Co-president of the Executive Council
- In office March 2016 – 20 August 2026 Serving with Îlham Ehmed
- Preceded by: Position established
- Succeeded by: Position abolished

Personal details
- Party: Democratic Union Party
- Occupation: Politician

= Mansur Selum =

Syrian politician

Mansur Selum (منصور سلوم) is a Syrian politician. He served as co-president of the Executive Council of Rojava from 2016 until its integration into the Syrian state in 2026. Selum served alongside fellow co-president Îlham Ehmed, an ethnic Kurd.

Selum, a local Arab tribal leader in the town of Tell Abyad, had risen into a prominent political role after June 2015 when Syrian Democratic Forces (SDF) wrested control of Tell Abyad from the Islamic State of Iraq and the Levant (ISIL) and the town was declared part of the de facto autonomous Federation of Northern Syria – Rojava by a council including representatives of local Arab, Kurdish, Turkmen and Armenian communities.
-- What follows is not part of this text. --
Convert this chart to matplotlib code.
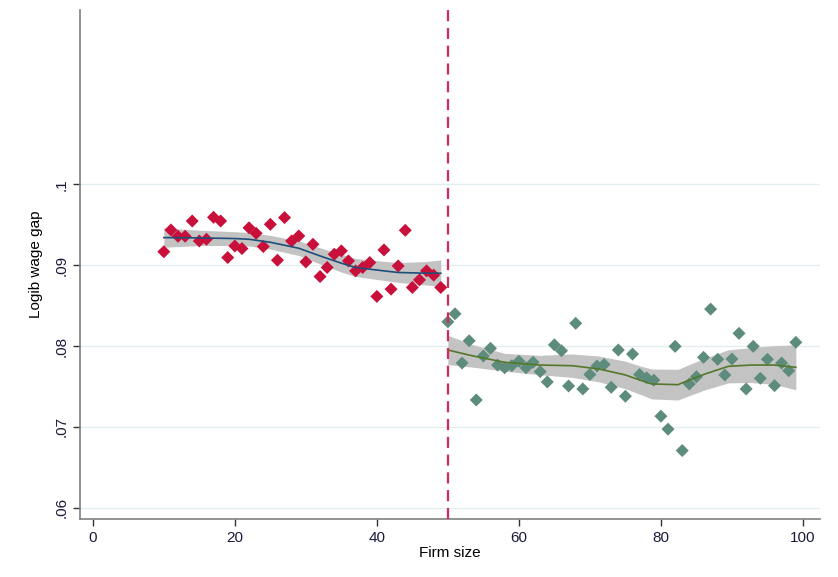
import numpy as np
import matplotlib
matplotlib.use("Agg")
import matplotlib.pyplot as plt

plt.rcParams['font.family'] = ['Liberation Sans', 'DejaVu Sans']

# firm size 10-49 (below threshold)
x_low = list(range(10, 50))
y_low = [0.09167, 0.09436, 0.09358, 0.09358, 0.09547, 0.09300, 0.09321, 0.09593,
         0.09547, 0.09095, 0.09238, 0.09206, 0.09463, 0.09395, 0.09231, 0.09506,
         0.09062, 0.09589, 0.09300, 0.09362, 0.09041, 0.09259, 0.08860, 0.08972,
         0.09136, 0.09177, 0.09053, 0.08930, 0.08972, 0.09033, 0.08614, 0.09189,
         0.08704, 0.08991, 0.09432, 0.08725, 0.08819, 0.08930, 0.08877, 0.08725]

# firm size 50-99 (above threshold)
x_high = list(range(50, 100))
y_high = [0.08300, 0.08399, 0.07790, 0.08065, 0.07333, 0.07877, 0.07972, 0.07765,
          0.07731, 0.07757, 0.07812, 0.07731, 0.07799, 0.07683, 0.07556, 0.08015,
          0.07942, 0.07506, 0.08281, 0.07469, 0.07648, 0.07753, 0.07772, 0.07490,
          0.07951, 0.07379, 0.07901, 0.07648, 0.07607, 0.07578, 0.07132, 0.06972,
          0.07996, 0.06707, 0.07531, 0.07620, 0.07860, 0.08457, 0.07836, 0.07642,
          0.07840, 0.08157, 0.07469, 0.07996, 0.07601, 0.07836, 0.07510, 0.07790,
          0.07695, 0.08046]

# smoothed fits and confidence half-widths
fit_low_x = [10, 15, 20, 22, 25, 29, 32, 35, 37, 41, 43, 47, 49]
fit_low_y = [0.09342, 0.09338, 0.09330, 0.09321, 0.09284, 0.09210, 0.09115,
             0.09025, 0.08972, 0.08930, 0.08910, 0.08901, 0.08901]
fit_low_ci = [0.00120, 0.00095, 0.00085, 0.00083, 0.00085, 0.00090, 0.00100,
              0.00109, 0.00112, 0.00118, 0.00123, 0.00145, 0.00165]

fit_high_x = [50, 53.4, 58, 63, 67.5, 71.3, 75, 77, 78.7, 82.4, 83.8, 86.2,
              89.5, 92.7, 96, 99]
fit_high_y = [0.07951, 0.07880, 0.07799, 0.07765, 0.07757, 0.07716, 0.07642,
              0.07580, 0.07531, 0.07522, 0.07572, 0.07654, 0.07749, 0.07765,
              0.07765, 0.07737]
fit_high_ci = [0.00181, 0.00140, 0.00110, 0.00120, 0.00145, 0.00160, 0.00170,
               0.00175, 0.00185, 0.00190, 0.00192, 0.00196, 0.00205, 0.00216,
               0.00240, 0.00278]

threshold = 50
xticks = [0, 20, 40, 60, 80, 100]
yticks = [0.06, 0.07, 0.08, 0.09, 0.10]
ytick_labels = [".06", ".07", ".08", ".09", ".1"]

fig = plt.figure(figsize=(8.38, 5.77), dpi=100)
ax = fig.add_axes([0.0955, 0.1005, 0.883, 0.8825])

lo_y = np.array(fit_low_y)
lo_ci = np.array(fit_low_ci)
hi_y = np.array(fit_high_y)
hi_ci = np.array(fit_high_ci)

ax.fill_between(fit_low_x, lo_y - lo_ci, lo_y + lo_ci, color="#c3c3c3", lw=0, zorder=2)
ax.fill_between(fit_high_x, hi_y - hi_ci, hi_y + hi_ci, color="#c3c3c3", lw=0, zorder=2)

ax.scatter(x_low, y_low, marker="D", s=44, color="#c8103a", edgecolors="none", zorder=3)
ax.scatter(x_high, y_high, marker="D", s=44, color="#5e8c7c", edgecolors="none", zorder=3)

ax.plot(fit_low_x, fit_low_y, color="#1f4e79", lw=1.2, zorder=4)
ax.plot(fit_high_x, fit_high_y, color="#55772a", lw=1.2, zorder=4)

ax.axvline(threshold, color="#d42a55", lw=1.6, ls=(0, (5, 3)), zorder=5)

ax.set_xlim(-1.8, 102.4)
ax.set_ylim(0.0586, 0.1216)
ax.set_xticks(xticks)
ax.set_yticks(yticks)
ax.set_yticklabels(ytick_labels, rotation=90, va="center")
ax.tick_params(axis="both", labelsize=11, length=5, width=1, color="#333333",
               labelcolor="#1a1a3a")
ax.grid(axis="y", color="#e3eef0", lw=1, zorder=0)
ax.set_axisbelow(True)

for s in ["top", "right"]:
    ax.spines[s].set_visible(False)
for s in ["left", "bottom"]:
    ax.spines[s].set_color("#7f7f7f")
    ax.spines[s].set_linewidth(1.2)

ax.set_xlabel("Firm size", fontsize=11, labelpad=1)
ax.set_ylabel("Logib wage gap", fontsize=11, labelpad=8)

fig.savefig("out.png", dpi=100)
In July, the 178-member higher council that then governed Tell Abyad had elected mixed-gender co-mayors, as mandated under Rojava rules, initially Selum and ethnic Kurd Layla Mohammed, the latter 27 years old and the first female mayor of Tell Abyad ever. While previously education had been available only in Arabic language, thereafter Arabic and Kurdish were used as languages of instruction in public schools and plans introduced for offering Turkish in addition; one focus of the administration was to encourage women to seek higher education.